### WHAT THIS TASK INVOLVES:
Copy exactly the lines from the start of the material through the line with "annotation_clip=False)". Pictures stay out of the copy.

### INFORMATION PROVIDED:

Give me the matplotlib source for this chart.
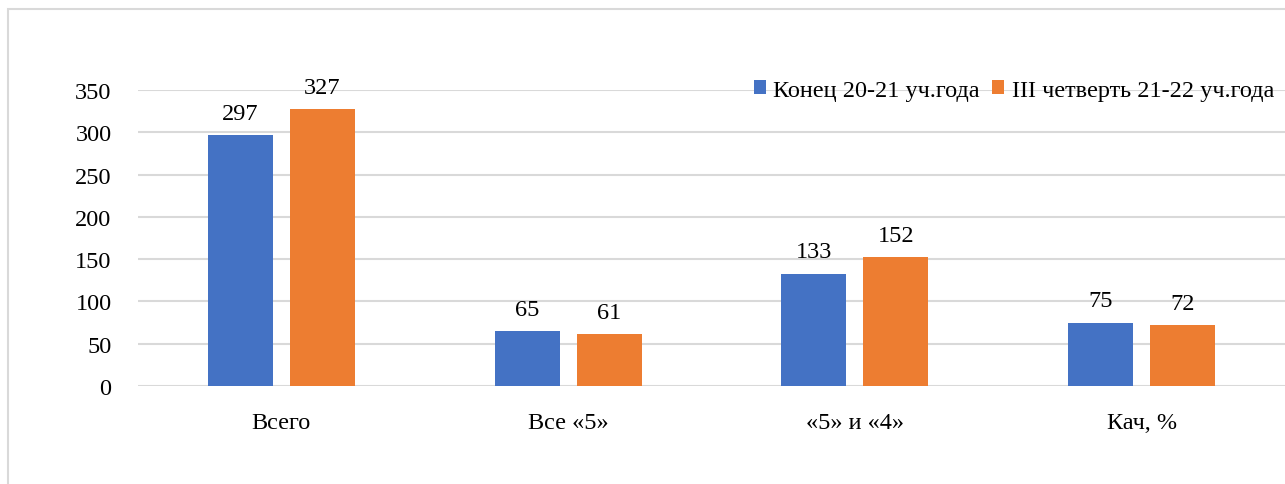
import matplotlib.pyplot as plt
import numpy as np
from matplotlib.patches import Rectangle

categories = ['Всего', 'Все «5»', '«5» и «4»', 'Кач, %']
series_names = ['Конец 20-21 уч.года', 'III четверть 21-22 уч.года']
end_2021 = [297, 65, 133, 75]
q3_2122 = [327, 61, 152, 72]
colors = ['#4472C4', '#ED7D31']

plt.rcParams['font.family'] = ['Liberation Serif', 'DejaVu Serif']

fig = plt.figure(figsize=(12.85, 4.85), dpi=100)
fig.patches.append(Rectangle((8 / 1285, -0.1), 1.2, 1 - 10 / 485 + 0.1,
                             transform=fig.transFigure, fill=False,
                             edgecolor='#d9d9d9', linewidth=1.5))
ax = fig.add_axes([138 / 1285, 1 - 387 / 485, 1 - 138 / 1285, 296 / 485])

x = np.arange(len(categories))
w = 65 / 287
gap = 17 / 287
b1 = ax.bar(x - (w + gap) / 2, end_2021, w, color=colors[0], label=series_names[0])
b2 = ax.bar(x + (w + gap) / 2, q3_2122, w, color=colors[1], label=series_names[1])

for bars, vals in [(b1, end_2021), (b2, q3_2122)]:
    for b, v in zip(bars, vals):
        ax.annotate(str(v), (b.get_x() + b.get_width() / 2, v),
                    xytext=(0, 8), textcoords='offset points',
                    ha='center', va='bottom', fontsize=17.5, color='black',
                    annotation_clip=False)

ax.set_xlim(-0.5, len(categories) - 0.5)
ax.set_ylim(0, 350)
ax.set_yticks(range(0, 351, 50))
ax.set_xticks(x)
ax.set_xticklabels(categories)
ax.grid(axis='y', color='#d9d9d9', linewidth=1.5)
ax.set_axisbelow(True)
for s in ax.spines.values():
    s.set_visible(False)
ax.tick_params(axis='both', length=0, labelsize=17.5, colors='black')
ax.tick_params(axis='y', pad=19)
ax.tick_params(axis='x', pad=19)

fig.legend(loc='center right', bbox_to_anchor=(0.999, 1 - 91 / 485), ncol=2,
           frameon=False, fontsize=17.5, handlelength=0.5, handleheight=0.5,
           handletextpad=0.3, columnspacing=0.5, borderaxespad=0)

fig.savefig('out.png', dpi=100)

### WRITTEN SOLUTION:
Give me the matplotlib source for this chart.
import matplotlib.pyplot as plt
import numpy as np
from matplotlib.patches import Rectangle

categories = ['Всего', 'Все «5»', '«5» и «4»', 'Кач, %']
series_names = ['Конец 20-21 уч.года', 'III четверть 21-22 уч.года']
end_2021 = [297, 65, 133, 75]
q3_2122 = [327, 61, 152, 72]
colors = ['#4472C4', '#ED7D31']

plt.rcParams['font.family'] = ['Liberation Serif', 'DejaVu Serif']

fig = plt.figure(figsize=(12.85, 4.85), dpi=100)
fig.patches.append(Rectangle((8 / 1285, -0.1), 1.2, 1 - 10 / 485 + 0.1,
                             transform=fig.transFigure, fill=False,
                             edgecolor='#d9d9d9', linewidth=1.5))
ax = fig.add_axes([138 / 1285, 1 - 387 / 485, 1 - 138 / 1285, 296 / 485])

x = np.arange(len(categories))
w = 65 / 287
gap = 17 / 287
b1 = ax.bar(x - (w + gap) / 2, end_2021, w, color=colors[0], label=series_names[0])
b2 = ax.bar(x + (w + gap) / 2, q3_2122, w, color=colors[1], label=series_names[1])

for bars, vals in [(b1, end_2021), (b2, q3_2122)]:
    for b, v in zip(bars, vals):
        ax.annotate(str(v), (b.get_x() + b.get_width() / 2, v),
                    xytext=(0, 8), textcoords='offset points',
                    ha='center', va='bottom', fontsize=17.5, color='black',
                    annotation_clip=False)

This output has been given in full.